> **Source material**
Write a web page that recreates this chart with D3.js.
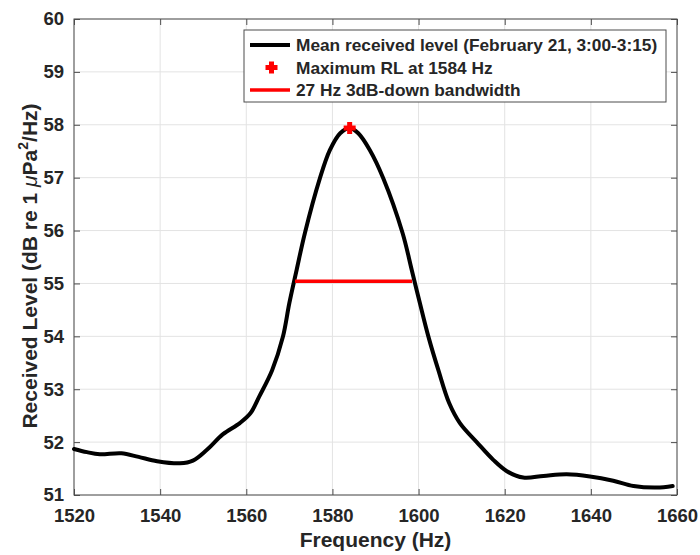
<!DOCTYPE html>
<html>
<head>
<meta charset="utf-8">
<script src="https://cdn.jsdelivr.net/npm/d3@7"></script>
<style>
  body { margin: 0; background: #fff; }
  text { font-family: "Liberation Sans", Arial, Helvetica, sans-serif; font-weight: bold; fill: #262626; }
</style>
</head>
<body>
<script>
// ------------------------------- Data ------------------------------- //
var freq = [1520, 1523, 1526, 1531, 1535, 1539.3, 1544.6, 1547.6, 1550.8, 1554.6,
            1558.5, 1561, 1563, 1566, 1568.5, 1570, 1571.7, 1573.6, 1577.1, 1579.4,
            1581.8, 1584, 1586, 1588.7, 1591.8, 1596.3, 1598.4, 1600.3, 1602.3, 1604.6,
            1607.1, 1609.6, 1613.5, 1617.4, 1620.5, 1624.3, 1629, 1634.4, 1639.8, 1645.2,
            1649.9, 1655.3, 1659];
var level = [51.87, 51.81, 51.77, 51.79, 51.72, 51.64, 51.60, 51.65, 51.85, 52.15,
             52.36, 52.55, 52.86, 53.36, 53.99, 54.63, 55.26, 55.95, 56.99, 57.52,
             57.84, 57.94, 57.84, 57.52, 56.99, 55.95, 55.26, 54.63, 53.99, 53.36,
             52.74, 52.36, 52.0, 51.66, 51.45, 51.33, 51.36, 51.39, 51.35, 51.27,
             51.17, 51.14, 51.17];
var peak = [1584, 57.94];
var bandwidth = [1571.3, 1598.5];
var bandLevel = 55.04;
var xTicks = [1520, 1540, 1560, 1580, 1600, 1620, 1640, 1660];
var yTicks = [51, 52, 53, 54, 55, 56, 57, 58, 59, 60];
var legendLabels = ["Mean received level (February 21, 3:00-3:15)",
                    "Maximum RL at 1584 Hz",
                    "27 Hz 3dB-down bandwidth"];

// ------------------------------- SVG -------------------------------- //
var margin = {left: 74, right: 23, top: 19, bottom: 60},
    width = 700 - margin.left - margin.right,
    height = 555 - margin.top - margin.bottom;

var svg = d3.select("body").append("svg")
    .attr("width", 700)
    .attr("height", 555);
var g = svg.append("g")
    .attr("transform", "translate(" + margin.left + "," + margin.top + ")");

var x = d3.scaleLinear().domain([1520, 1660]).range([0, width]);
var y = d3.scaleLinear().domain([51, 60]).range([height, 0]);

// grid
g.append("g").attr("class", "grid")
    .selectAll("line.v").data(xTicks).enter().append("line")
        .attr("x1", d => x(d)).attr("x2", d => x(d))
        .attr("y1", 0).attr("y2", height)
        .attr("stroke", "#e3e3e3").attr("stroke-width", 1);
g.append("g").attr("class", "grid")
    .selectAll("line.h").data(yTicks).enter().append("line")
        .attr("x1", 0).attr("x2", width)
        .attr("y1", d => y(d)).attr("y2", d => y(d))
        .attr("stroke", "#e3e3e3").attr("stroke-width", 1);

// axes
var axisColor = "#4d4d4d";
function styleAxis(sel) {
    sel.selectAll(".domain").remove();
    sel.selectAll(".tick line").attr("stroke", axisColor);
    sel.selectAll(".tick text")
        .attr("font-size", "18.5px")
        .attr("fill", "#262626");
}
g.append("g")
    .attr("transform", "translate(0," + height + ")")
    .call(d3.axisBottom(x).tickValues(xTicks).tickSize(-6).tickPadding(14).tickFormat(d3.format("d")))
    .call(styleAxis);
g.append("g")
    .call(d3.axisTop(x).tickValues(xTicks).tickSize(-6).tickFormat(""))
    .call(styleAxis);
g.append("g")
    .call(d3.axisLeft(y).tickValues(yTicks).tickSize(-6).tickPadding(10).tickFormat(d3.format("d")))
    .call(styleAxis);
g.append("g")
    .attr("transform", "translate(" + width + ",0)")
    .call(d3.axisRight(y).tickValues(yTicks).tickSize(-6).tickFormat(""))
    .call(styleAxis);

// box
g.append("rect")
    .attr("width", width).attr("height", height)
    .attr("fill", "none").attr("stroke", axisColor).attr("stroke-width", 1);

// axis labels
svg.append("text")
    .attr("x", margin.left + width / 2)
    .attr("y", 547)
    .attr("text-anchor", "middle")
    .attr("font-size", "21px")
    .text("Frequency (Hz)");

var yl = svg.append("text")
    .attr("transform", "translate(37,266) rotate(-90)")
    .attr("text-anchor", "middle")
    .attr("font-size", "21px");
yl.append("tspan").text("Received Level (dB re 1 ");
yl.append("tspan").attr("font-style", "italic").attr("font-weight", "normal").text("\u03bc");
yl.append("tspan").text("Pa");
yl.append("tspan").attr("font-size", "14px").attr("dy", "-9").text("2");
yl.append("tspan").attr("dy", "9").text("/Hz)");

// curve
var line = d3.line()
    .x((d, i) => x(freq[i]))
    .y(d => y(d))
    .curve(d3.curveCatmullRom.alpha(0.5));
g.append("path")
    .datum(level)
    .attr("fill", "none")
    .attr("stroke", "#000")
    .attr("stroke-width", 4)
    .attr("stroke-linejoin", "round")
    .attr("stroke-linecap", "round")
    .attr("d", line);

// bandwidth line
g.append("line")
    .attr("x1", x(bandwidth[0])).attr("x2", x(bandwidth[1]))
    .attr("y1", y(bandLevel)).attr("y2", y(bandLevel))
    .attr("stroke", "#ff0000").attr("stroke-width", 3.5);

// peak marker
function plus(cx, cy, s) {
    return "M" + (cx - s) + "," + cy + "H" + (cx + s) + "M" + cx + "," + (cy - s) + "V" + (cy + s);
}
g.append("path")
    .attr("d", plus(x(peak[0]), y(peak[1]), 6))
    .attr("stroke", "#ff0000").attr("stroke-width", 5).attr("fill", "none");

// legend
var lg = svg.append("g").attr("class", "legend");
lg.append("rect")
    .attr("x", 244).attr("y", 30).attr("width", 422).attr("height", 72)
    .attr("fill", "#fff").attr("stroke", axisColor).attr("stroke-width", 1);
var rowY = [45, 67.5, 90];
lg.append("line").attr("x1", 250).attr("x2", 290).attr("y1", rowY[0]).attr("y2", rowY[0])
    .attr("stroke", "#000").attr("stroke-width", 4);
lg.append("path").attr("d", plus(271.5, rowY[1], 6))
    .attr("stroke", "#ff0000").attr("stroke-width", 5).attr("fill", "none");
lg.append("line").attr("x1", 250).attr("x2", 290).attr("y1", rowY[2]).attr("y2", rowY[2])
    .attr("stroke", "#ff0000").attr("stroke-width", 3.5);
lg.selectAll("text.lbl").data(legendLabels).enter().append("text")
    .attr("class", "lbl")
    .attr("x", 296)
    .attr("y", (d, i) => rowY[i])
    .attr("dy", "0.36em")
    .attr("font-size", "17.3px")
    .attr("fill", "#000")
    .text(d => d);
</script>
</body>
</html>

> **Prompt**
Print the whole listing above once more, word for word, without its pictures.

> **Solution to this problem**
Write a web page that recreates this chart with D3.js.
<!DOCTYPE html>
<html>
<head>
<meta charset="utf-8">
<script src="https://cdn.jsdelivr.net/npm/d3@7"></script>
<style>
  body { margin: 0; background: #fff; }
  text { font-family: "Liberation Sans", Arial, Helvetica, sans-serif; font-weight: bold; fill: #262626; }
</style>
</head>
<body>
<script>
// ------------------------------- Data ------------------------------- //
var freq = [1520, 1523, 1526, 1531, 1535, 1539.3, 1544.6, 1547.6, 1550.8, 1554.6,
            1558.5, 1561, 1563, 1566, 1568.5, 1570, 1571.7, 1573.6, 1577.1, 1579.4,
            1581.8, 1584, 1586, 1588.7, 1591.8, 1596.3, 1598.4, 1600.3, 1602.3, 1604.6,
            1607.1, 1609.6, 1613.5, 1617.4, 1620.5, 1624.3, 1629, 1634.4, 1639.8, 1645.2,
            1649.9, 1655.3, 1659];
var level = [51.87, 51.81, 51.77, 51.79, 51.72, 51.64, 51.60, 51.65, 51.85, 52.15,
             52.36, 52.55, 52.86, 53.36, 53.99, 54.63, 55.26, 55.95, 56.99, 57.52,
             57.84, 57.94, 57.84, 57.52, 56.99, 55.95, 55.26, 54.63, 53.99, 53.36,
             52.74, 52.36, 52.0, 51.66, 51.45, 51.33, 51.36, 51.39, 51.35, 51.27,
             51.17, 51.14, 51.17];
var peak = [1584, 57.94];
var bandwidth = [1571.3, 1598.5];
var bandLevel = 55.04;
var xTicks = [1520, 1540, 1560, 1580, 1600, 1620, 1640, 1660];
var yTicks = [51, 52, 53, 54, 55, 56, 57, 58, 59, 60];
var legendLabels = ["Mean received level (February 21, 3:00-3:15)",
                    "Maximum RL at 1584 Hz",
                    "27 Hz 3dB-down bandwidth"];

// ------------------------------- SVG -------------------------------- //
var margin = {left: 74, right: 23, top: 19, bottom: 60},
    width = 700 - margin.left - margin.right,
    height = 555 - margin.top - margin.bottom;

var svg = d3.select("body").append("svg")
    .attr("width", 700)
    .attr("height", 555);
var g = svg.append("g")
    .attr("transform", "translate(" + margin.left + "," + margin.top + ")");

var x = d3.scaleLinear().domain([1520, 1660]).range([0, width]);
var y = d3.scaleLinear().domain([51, 60]).range([height, 0]);

// grid
g.append("g").attr("class", "grid")
    .selectAll("line.v").data(xTicks).enter().append("line")
        .attr("x1", d => x(d)).attr("x2", d => x(d))
        .attr("y1", 0).attr("y2", height)
        .attr("stroke", "#e3e3e3").attr("stroke-width", 1);
g.append("g").attr("class", "grid")
    .selectAll("line.h").data(yTicks).enter().append("line")
        .attr("x1", 0).attr("x2", width)
        .attr("y1", d => y(d)).attr("y2", d => y(d))
        .attr("stroke", "#e3e3e3").attr("stroke-width", 1);

// axes
var axisColor = "#4d4d4d";
function styleAxis(sel) {
    sel.selectAll(".domain").remove();
    sel.selectAll(".tick line").attr("stroke", axisColor);
    sel.selectAll(".tick text")
        .attr("font-size", "18.5px")
        .attr("fill", "#262626");
}
g.append("g")
    .attr("transform", "translate(0," + height + ")")
    .call(d3.axisBottom(x).tickValues(xTicks).tickSize(-6).tickPadding(14).tickFormat(d3.format("d")))
    .call(styleAxis);
g.append("g")
    .call(d3.axisTop(x).tickValues(xTicks).tickSize(-6).tickFormat(""))
    .call(styleAxis);
g.append("g")
    .call(d3.axisLeft(y).tickValues(yTicks).tickSize(-6).tickPadding(10).tickFormat(d3.format("d")))
    .call(styleAxis);
g.append("g")
    .attr("transform", "translate(" + width + ",0)")
    .call(d3.axisRight(y).tickValues(yTicks).tickSize(-6).tickFormat(""))
    .call(styleAxis);

// box
g.append("rect")
    .attr("width", width).attr("height", height)
    .attr("fill", "none").attr("stroke", axisColor).attr("stroke-width", 1);

// axis labels
svg.append("text")
    .attr("x", margin.left + width / 2)
    .attr("y", 547)
    .attr("text-anchor", "middle")
    .attr("font-size", "21px")
    .text("Frequency (Hz)");

var yl = svg.append("text")
    .attr("transform", "translate(37,266) rotate(-90)")
    .attr("text-anchor", "middle")
    .attr("font-size", "21px");
yl.append("tspan").text("Received Level (dB re 1 ");
yl.append("tspan").attr("font-style", "italic").attr("font-weight", "normal").text("\u03bc");
yl.append("tspan").text("Pa");
yl.append("tspan").attr("font-size", "14px").attr("dy", "-9").text("2");
yl.append("tspan").attr("dy", "9").text("/Hz)");

// curve
var line = d3.line()
    .x((d, i) => x(freq[i]))
    .y(d => y(d))
    .curve(d3.curveCatmullRom.alpha(0.5));
g.append("path")
    .datum(level)
    .attr("fill", "none")
    .attr("stroke", "#000")
    .attr("stroke-width", 4)
    .attr("stroke-linejoin", "round")
    .attr("stroke-linecap", "round")
    .attr("d", line);

// bandwidth line
g.append("line")
    .attr("x1", x(bandwidth[0])).attr("x2", x(bandwidth[1]))
    .attr("y1", y(bandLevel)).attr("y2", y(bandLevel))
    .attr("stroke", "#ff0000").attr("stroke-width", 3.5);

// peak marker
function plus(cx, cy, s) {
    return "M" + (cx - s) + "," + cy + "H" + (cx + s) + "M" + cx + "," + (cy - s) + "V" + (cy + s);
}
g.append("path")
    .attr("d", plus(x(peak[0]), y(peak[1]), 6))
    .attr("stroke", "#ff0000").attr("stroke-width", 5).attr("fill", "none");

// legend
var lg = svg.append("g").attr("class", "legend");
lg.append("rect")
    .attr("x", 244).attr("y", 30).attr("width", 422).attr("height", 72)
    .attr("fill", "#fff").attr("stroke", axisColor).attr("stroke-width", 1);
var rowY = [45, 67.5, 90];
lg.append("line").attr("x1", 250).attr("x2", 290).attr("y1", rowY[0]).attr("y2", rowY[0])
    .attr("stroke", "#000").attr("stroke-width", 4);
lg.append("path").attr("d", plus(271.5, rowY[1], 6))
    .attr("stroke", "#ff0000").attr("stroke-width", 5).attr("fill", "none");
lg.append("line").attr("x1", 250).attr("x2", 290).attr("y1", rowY[2]).attr("y2", rowY[2])
    .attr("stroke", "#ff0000").attr("stroke-width", 3.5);
lg.selectAll("text.lbl").data(legendLabels).enter().append("text")
    .attr("class", "lbl")
    .attr("x", 296)
    .attr("y", (d, i) => rowY[i])
    .attr("dy", "0.36em")
    .attr("font-size", "17.3px")
    .attr("fill", "#000")
    .text(d => d);
</script>
</body>
</html>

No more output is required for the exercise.